<<<<

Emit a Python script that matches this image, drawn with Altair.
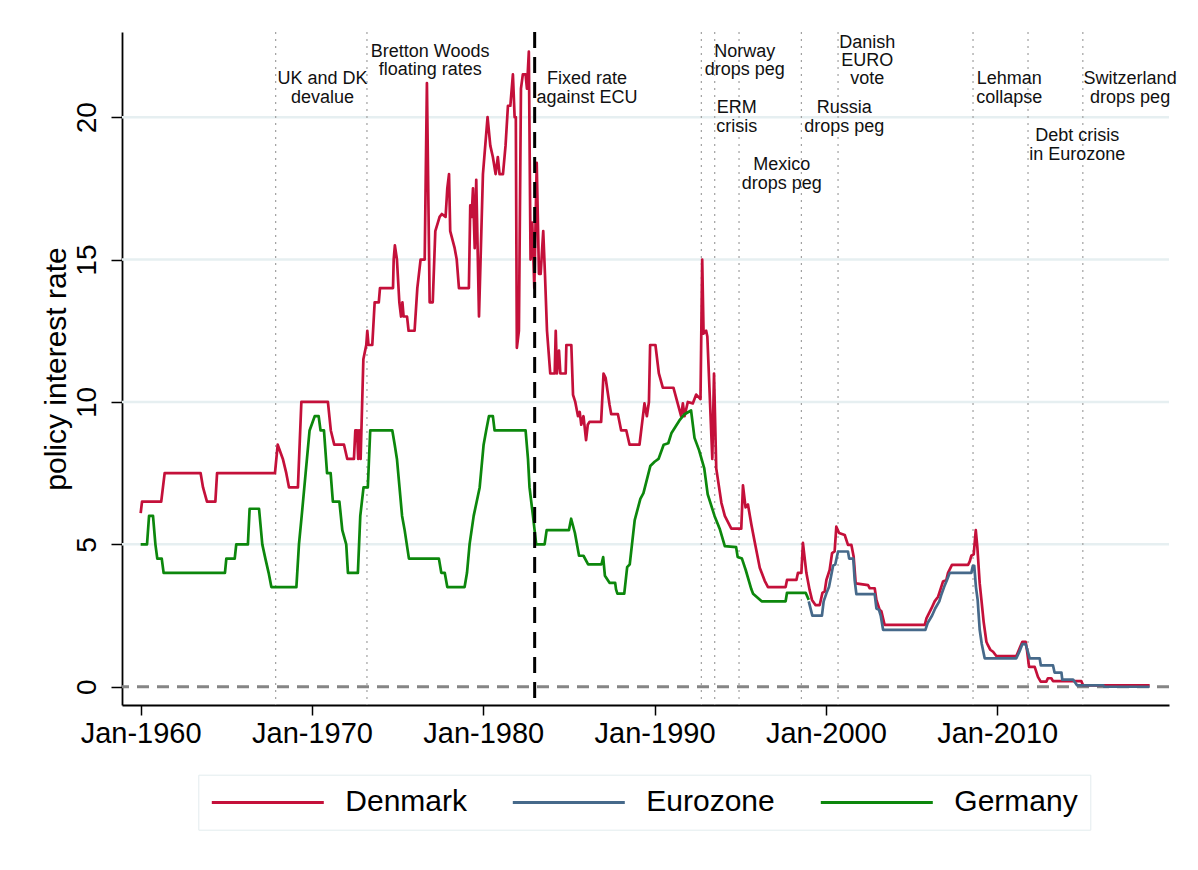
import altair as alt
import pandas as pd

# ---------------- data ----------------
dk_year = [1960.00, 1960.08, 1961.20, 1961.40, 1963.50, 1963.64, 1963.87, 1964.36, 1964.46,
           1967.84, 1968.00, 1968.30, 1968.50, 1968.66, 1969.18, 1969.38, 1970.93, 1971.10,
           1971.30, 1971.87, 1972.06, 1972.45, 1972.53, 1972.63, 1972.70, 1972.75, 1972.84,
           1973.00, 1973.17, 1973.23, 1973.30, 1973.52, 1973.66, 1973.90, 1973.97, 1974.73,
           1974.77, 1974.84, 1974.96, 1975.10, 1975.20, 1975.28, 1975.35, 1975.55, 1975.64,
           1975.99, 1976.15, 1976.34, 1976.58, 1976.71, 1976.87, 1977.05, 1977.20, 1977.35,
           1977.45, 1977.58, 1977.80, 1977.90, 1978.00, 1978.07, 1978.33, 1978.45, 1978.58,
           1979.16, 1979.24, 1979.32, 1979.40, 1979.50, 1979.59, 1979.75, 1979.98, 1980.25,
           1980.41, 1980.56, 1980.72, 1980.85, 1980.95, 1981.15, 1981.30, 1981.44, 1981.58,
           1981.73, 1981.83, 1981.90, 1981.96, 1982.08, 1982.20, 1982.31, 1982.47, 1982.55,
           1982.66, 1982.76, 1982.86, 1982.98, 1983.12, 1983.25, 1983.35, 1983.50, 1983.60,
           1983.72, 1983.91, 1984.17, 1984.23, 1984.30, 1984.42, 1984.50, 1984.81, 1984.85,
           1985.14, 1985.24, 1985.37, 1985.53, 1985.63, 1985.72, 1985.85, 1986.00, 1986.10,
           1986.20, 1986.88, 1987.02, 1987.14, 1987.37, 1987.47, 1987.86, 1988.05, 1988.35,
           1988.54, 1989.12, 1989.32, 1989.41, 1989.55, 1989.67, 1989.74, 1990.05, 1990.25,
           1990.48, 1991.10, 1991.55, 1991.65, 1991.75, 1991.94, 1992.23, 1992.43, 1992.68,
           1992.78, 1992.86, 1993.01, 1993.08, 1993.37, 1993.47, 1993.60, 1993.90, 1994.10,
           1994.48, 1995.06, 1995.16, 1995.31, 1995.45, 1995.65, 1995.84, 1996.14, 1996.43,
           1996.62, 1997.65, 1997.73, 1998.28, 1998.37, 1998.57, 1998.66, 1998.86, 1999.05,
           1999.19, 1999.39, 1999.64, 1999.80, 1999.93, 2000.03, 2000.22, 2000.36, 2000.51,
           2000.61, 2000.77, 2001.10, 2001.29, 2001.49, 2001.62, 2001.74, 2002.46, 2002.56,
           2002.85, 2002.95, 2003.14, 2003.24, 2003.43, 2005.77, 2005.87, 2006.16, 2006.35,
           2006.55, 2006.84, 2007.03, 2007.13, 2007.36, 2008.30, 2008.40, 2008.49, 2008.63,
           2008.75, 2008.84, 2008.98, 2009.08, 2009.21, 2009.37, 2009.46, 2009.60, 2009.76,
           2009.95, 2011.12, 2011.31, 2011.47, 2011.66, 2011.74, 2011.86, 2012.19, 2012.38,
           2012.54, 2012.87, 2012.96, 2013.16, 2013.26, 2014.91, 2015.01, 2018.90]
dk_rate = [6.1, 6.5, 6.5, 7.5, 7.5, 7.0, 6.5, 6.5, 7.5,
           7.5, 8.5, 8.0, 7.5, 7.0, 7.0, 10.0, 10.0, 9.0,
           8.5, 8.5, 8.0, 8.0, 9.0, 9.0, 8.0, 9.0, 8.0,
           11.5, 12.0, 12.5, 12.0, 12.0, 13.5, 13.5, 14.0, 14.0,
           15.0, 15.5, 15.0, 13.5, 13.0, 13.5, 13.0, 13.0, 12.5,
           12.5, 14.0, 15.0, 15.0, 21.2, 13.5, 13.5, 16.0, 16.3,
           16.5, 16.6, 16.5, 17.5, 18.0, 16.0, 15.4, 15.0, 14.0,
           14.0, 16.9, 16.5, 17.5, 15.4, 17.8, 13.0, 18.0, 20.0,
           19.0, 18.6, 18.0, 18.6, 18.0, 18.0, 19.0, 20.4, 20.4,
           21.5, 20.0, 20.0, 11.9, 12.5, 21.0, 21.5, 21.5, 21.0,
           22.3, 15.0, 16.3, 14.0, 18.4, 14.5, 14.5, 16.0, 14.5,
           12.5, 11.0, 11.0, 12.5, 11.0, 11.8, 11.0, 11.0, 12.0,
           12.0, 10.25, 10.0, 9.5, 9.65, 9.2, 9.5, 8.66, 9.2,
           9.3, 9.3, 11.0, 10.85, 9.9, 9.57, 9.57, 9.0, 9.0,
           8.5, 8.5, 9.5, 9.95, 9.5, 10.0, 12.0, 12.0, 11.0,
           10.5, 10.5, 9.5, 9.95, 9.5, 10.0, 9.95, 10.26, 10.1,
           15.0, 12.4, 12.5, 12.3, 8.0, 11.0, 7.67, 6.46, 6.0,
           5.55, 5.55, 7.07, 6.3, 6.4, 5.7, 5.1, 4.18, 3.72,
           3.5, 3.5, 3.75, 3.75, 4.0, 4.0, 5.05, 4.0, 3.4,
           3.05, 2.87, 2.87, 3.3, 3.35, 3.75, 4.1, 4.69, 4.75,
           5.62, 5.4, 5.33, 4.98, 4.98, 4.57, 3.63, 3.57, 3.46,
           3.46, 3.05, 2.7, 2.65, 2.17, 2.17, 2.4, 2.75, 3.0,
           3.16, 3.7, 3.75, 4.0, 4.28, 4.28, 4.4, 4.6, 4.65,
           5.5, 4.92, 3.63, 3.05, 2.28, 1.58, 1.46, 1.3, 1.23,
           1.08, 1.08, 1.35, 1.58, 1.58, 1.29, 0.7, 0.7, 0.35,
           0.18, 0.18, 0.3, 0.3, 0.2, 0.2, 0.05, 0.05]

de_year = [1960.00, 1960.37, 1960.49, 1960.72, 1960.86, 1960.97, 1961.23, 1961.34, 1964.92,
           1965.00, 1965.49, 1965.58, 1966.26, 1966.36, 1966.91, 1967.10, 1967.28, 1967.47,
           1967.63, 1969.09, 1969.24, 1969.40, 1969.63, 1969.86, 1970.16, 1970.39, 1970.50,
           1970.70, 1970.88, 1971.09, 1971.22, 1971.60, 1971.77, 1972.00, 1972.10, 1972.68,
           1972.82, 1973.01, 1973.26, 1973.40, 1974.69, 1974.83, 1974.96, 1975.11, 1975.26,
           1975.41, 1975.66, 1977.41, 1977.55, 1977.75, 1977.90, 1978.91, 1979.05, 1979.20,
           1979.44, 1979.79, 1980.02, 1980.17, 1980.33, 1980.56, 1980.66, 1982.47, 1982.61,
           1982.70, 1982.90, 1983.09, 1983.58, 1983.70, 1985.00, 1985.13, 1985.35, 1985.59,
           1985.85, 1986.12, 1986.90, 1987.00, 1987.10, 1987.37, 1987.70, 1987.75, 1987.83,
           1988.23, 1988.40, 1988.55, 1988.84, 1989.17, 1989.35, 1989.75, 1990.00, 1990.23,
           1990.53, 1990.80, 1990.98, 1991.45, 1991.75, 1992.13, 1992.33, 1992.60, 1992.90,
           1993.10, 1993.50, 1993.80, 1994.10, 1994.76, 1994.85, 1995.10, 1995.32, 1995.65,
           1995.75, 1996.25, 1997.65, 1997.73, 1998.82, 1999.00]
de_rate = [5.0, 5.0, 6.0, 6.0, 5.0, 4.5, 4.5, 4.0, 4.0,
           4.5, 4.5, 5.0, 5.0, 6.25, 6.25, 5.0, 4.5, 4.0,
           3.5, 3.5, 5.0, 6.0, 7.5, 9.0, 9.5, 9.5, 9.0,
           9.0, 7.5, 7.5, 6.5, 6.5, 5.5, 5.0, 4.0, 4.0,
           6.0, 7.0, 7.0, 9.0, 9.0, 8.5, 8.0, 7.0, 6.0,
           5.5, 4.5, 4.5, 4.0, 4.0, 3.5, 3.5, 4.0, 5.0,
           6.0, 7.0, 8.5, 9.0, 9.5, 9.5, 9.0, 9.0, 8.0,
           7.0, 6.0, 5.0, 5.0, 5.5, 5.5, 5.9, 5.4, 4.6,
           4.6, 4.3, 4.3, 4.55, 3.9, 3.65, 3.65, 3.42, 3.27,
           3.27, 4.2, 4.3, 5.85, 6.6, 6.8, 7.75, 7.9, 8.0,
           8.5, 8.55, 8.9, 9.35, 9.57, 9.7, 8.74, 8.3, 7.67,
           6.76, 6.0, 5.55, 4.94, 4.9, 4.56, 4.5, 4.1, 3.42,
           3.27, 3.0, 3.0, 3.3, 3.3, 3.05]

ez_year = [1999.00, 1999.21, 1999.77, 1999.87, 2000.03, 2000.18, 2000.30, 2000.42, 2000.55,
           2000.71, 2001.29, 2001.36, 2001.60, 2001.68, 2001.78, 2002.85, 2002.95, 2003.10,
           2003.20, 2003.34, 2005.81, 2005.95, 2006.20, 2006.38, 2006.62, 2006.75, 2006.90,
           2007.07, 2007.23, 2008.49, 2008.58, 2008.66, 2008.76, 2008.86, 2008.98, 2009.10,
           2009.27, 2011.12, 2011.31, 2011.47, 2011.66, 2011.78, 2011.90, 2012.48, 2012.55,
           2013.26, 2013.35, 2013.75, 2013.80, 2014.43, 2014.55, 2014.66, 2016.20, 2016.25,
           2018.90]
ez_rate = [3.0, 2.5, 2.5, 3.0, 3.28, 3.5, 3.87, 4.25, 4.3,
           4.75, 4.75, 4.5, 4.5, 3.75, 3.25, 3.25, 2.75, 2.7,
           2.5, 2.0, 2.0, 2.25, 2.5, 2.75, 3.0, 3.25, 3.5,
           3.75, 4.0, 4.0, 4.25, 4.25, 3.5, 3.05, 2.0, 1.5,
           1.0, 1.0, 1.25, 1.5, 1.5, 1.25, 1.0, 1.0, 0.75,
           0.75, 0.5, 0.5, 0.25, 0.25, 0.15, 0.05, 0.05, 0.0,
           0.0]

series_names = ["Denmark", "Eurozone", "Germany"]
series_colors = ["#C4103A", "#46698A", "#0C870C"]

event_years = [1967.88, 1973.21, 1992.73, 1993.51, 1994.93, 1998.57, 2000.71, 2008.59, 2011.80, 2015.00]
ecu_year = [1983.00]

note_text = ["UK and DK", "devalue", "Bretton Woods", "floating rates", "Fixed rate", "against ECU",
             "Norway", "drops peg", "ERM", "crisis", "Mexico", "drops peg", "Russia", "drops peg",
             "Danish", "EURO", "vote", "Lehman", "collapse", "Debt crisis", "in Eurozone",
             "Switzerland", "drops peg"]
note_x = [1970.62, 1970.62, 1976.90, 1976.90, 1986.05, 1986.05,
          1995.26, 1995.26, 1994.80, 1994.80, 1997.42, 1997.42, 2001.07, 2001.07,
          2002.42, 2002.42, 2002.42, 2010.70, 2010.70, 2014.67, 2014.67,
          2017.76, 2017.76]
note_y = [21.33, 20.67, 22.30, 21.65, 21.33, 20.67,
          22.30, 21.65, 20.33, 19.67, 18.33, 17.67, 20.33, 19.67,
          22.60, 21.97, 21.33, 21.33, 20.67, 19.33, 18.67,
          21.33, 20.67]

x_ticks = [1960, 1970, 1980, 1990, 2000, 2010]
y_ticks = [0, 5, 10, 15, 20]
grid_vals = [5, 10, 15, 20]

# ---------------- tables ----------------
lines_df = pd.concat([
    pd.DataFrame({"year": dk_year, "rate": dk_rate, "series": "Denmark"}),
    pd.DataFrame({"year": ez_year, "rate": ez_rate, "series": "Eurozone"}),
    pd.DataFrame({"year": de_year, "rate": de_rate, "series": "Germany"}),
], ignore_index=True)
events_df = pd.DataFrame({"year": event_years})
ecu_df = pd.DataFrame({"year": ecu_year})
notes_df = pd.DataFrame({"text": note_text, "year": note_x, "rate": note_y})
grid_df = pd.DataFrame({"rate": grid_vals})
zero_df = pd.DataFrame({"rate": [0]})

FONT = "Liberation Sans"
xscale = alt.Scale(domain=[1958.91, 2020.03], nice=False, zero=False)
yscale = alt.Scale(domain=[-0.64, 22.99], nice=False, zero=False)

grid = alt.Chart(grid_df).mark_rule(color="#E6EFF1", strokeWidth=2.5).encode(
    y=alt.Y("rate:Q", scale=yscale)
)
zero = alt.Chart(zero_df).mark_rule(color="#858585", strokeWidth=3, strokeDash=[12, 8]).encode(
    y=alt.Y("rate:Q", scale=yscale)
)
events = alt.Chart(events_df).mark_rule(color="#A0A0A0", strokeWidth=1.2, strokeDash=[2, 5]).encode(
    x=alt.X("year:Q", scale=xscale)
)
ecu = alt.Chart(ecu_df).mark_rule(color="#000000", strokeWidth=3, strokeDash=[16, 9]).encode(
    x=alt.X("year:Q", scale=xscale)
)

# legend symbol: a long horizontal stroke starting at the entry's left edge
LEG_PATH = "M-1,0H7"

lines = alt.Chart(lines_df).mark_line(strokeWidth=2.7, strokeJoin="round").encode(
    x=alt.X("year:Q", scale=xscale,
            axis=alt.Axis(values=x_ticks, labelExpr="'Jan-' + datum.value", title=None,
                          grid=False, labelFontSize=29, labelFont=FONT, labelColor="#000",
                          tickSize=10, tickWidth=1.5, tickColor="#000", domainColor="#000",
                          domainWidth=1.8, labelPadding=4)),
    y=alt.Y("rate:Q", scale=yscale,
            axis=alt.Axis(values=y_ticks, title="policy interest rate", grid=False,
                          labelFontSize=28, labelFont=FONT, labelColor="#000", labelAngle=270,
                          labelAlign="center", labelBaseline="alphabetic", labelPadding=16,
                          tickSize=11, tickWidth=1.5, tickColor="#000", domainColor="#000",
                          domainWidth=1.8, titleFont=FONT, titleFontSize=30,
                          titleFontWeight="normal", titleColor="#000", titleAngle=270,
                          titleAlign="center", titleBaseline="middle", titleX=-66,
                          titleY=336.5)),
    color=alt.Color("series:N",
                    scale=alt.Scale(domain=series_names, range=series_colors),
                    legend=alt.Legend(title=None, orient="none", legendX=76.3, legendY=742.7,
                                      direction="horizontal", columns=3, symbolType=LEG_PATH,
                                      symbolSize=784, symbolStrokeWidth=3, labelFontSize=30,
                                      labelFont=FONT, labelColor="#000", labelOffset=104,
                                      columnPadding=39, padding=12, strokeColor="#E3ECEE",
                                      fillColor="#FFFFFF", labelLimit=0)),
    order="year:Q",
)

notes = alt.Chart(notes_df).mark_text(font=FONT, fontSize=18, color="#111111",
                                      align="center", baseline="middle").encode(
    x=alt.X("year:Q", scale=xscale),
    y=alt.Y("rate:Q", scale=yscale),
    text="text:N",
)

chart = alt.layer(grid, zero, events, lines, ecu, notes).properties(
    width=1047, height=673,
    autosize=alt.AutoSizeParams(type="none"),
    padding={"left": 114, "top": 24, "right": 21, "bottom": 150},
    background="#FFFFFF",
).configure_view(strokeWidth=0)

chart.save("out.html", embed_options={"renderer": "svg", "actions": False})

>>>>

WHAT THE TASK ASKS:
Output exactly the span of lines from the top of the listing through the line holding "import pandas as pd", and leave every picture out.

TASK RESPONSE:
Emit a Python script that matches this image, drawn with Altair.
import altair as alt
import pandas as pd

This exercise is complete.